On this particular day, The Royal Garden Hotel phoned at 6pm saying a Mr Zappa required a secretary for two hours. As I tended to work odd hours (for reasons explained in the book) I went along expecting a sugar merchant, short and bald. When he opened the door, I said, I’m sorry I’ve come to the wrong room.
He needed the lyrics typed out from Absolutely Free, which I did. There are five chapters related to three subsequent meetings – another in London and two in New York. On my second visit to his flat in New York, he told me he was going to work on a book for Stein and Day and asked me to go to California to help him work on it.

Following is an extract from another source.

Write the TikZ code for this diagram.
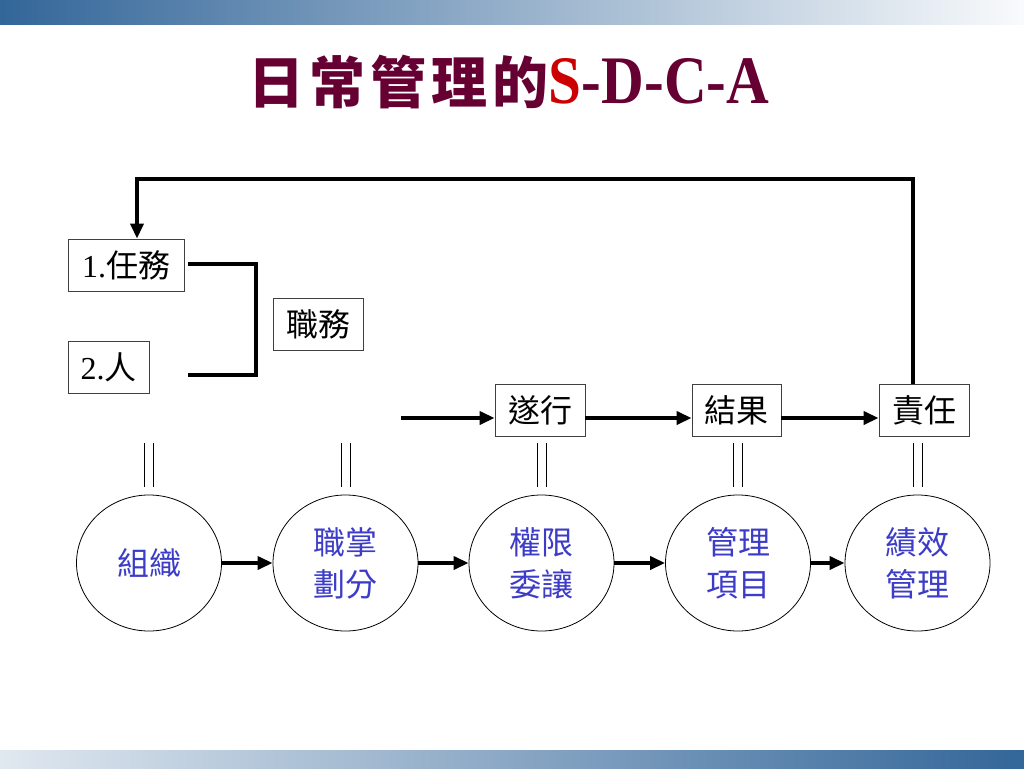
\documentclass[tikz,border=0pt]{standalone}
\usepackage{fontspec}
\usepackage{graphicx}
\setmainfont{Liberation Serif}
\newfontfamily\cjk{Noto Sans CJK TC}
\newfontfamily\cjktitle[LetterSpace=9]{Noto Sans CJK TC}
\usetikzlibrary{arrows.meta,calc,positioning,shapes.geometric}
\definecolor{titlered}{HTML}{660033}
\definecolor{sred}{HTML}{CC0000}
\definecolor{goalblue}{HTML}{3C3CC8}
\definecolor{barblue}{HTML}{336699}
\newcommand{\zh}[1]{{\cjk #1}}
\tikzset{%
	box/.style   = {draw=black!75, line width=0.8pt, rectangle, minimum height=52pt, inner sep=0pt, font=\fontsize{32}{38}\selectfont},
	goal/.style  = {draw, ellipse, line width=0.8pt, minimum width=145pt, minimum height=136pt, inner sep=0pt, text=goalblue, align=center, font=\fontsize{32}{42}\selectfont\cjk},
	arrow/.style = {line width=3.5pt, -{Triangle[length=15pt,width=13pt]}},
	link/.style  = {line width=3.5pt},
	equal/.style = {line width=0.8pt},
}

\begin{document}
\begin{tikzpicture}[x=1pt,y=-1pt]
	\useasboundingbox (0,0) rectangle (1024,768);
	\shade[left color=barblue, middle color=barblue!35!white, right color=barblue!3!white] (0,0) rectangle (1024,25);
	\shade[left color=barblue!15!white, middle color=barblue!40!white, right color=barblue] (0,750) rectangle (1024,768);
	
	\node (title) at (509,82) {\color{titlered}\fontsize{56}{60}\selectfont{\cjktitle\bfseries 日常管理的}\scalebox{0.87}[1]{\fontsize{68}{70}\selectfont\bfseries\textcolor{sred}{S}-D-C-A}};
	
	\node[box, minimum width=116pt] (task) at (126,265) {1.\zh{任務}};
	\node[box, minimum width=81pt] (person) at (108.5,367) {2.\zh{人}};
	\node[box, minimum width=90pt] (duty) at (318,324.5) {\zh{職務}};
	\node[box, minimum width=90pt] (exec) at (540,410) {\zh{遂行}};
	\node[box, minimum width=89pt] (result) at (736.5,410) {\zh{結果}};
	\node[box, minimum width=90pt] (resp) at (924,410) {\zh{責任}};
	
	\node[goal] (org) at (149,563) {組織};
	\node[goal] (split) at (345.5,563) {職掌\\劃分};
	\node[goal] (deleg) at (541.5,563) {權限\\委讓};
	\node[goal] (item) at (738,563) {管理\\項目};
	\node[goal] (perf) at (917.5,563) {績效\\管理};
	
	\foreach \a/\b in {org/split,split/deleg,deleg/item,item/perf} \draw[arrow] (\a) -- (\b);
	\foreach \n in {org,split,deleg,item,perf} {
		\draw[equal] ($(\n.north)+(-4.5,-8)$) -- ($(\n.north)+(-4.5,-52)$);
		\draw[equal] ($(\n.north)+(4.5,-8)$) -- ($(\n.north)+(4.5,-52)$);
	}
	
	% upper chain
	\coordinate (start) at (401,418);
	\draw[arrow] (start) -- (start -| exec.west);
	\draw[arrow] ($(exec.east)+(0,8)$) -- ($(result.west)+(0,8)$);
	\draw[arrow] ($(result.east)+(0,8)$) -- ($(resp.west)+(0,8)$);
	
	% feedback to the first task
	\coordinate (fbR) at (913,179);
	\coordinate (fbL) at (137,179);
	\draw[arrow] (resp.north -| fbR) -- (fbR) -- (fbL) -- (fbL |- task.north);
	
	\coordinate (brA) at (188,264);
	\coordinate (brB) at (188,375);
	\coordinate (brC) at (256,375);
	\draw[link] (brA) -| (brC) -- (brB);
\end{tikzpicture}
\end{document}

Radio Dupree: How did you come up with the idea to write the book?
Pauline Butcher: I have always wanted to be a writer. After my son went to university, I realised it was ‘now or never’. I began writing plays for BBC Radio 4 as they broadcast a play every afternoon. I came very close and had encouragement from BBC producers. One of them said, your best bet to break in is to write something that no one else can write, and I thought, the only story that no one else can write is my experiences working and living with Frank Zappa in Hollywood. It started as a fictional idea, but then got transferred to fact, on the producer’s advice.
While I was working on this in dramatic form, Germaine Greer, who’d met Frank once, got the idea to do her own programme and since she was famous she got commissioned. I had to finish the work before it would be looked at. The BBC would not do two programs in one year on the same topic. I was so mad I wrote off to every publisher and asked them if they’d be interested. Twelve wrote back and said yes. I hadn’t written anything then. That was 2006. It took nine months to type up all my diary entries and letters I sent to people and those I received. This was the data on which I drew.

Radio Dupree: You have said that the book will be based upon your original diary entries and letters. Diaries and letters can be quite private. Have you had any reservations about publishing certain details?
Pauline Butcher: I have reservations only about Ruth Underwood. I tried to contact her while I was writing the book but without success. Now Art Tripp has located her for me and it’s too late, the book is written and I am a little concerned that what I’ve written about her might hurt her feelings because she is I believe the kindest and most genuine of people.
With everyone else the same applies except that I believe I am balanced, showing the good points and the not-so-good which occcur in us all. I await the verdict of readers on this.

Radio Dupree: Do you think your book will give us a new view of Frank Zappa?
Pauline Butcher: I believe the book reveals the weaker side of Frank in some respects and I was concerned about this. It reveals stuff about him not seen before only as it relates to me. This is very much a personal account.